Thiel was no longer a hedge fund titan, but as he began to air his ideas, in published
essays and at the kind of elite discussion/networking sessions that proliferated across
America, he was becoming the intellectual provocateur he had dreamed of being at Stanford.
In the summer of 2012 he was invited to the Fortune Brainstorm Tech conference in
Aspen, Colorado, where he debated the chairman of Google, Eric Schmidt, on the future
of technology. Schmidt, just the kind of sanguine liberal who brought out Thiel’s
cerebral malice, told the audience that transistors, fiber optics, and data analytics
were making the world a better and better place, and that Moore’s Law, which held
that computing power would double every two years, still had at least another decade
left.

“Eric, I think you do a fantastic job as Google’s minister of propaganda,” Thiel began.

The moderator broke in. “You said you were going to be nice.”

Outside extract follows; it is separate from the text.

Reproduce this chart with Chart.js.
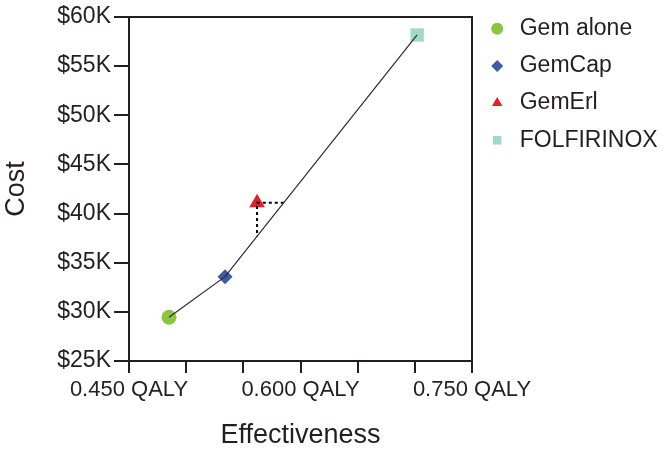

“Well, he does a fantastic job.” Thiel, his blue blazer buttoned at the middle and
his white shirt open several buttons down, laid out his argument about the tech slowdown.
As a libertarian, he placed most of the blame on regulation. “We’ve basically outlawed
everything having to do with the world of stuff,” he said, “and the only thing you’re
allowed to do is in the world of bits. And that’s why we’ve had a lot of progress
in computers and finance. Those were the two areas where there was enormous innovation
in the last forty years. It looks like finance is in the process of getting outlawed,
so the only thing left at this point will be computers, and if you’re a computer that’s
good. And that’s the perspective Google takes.”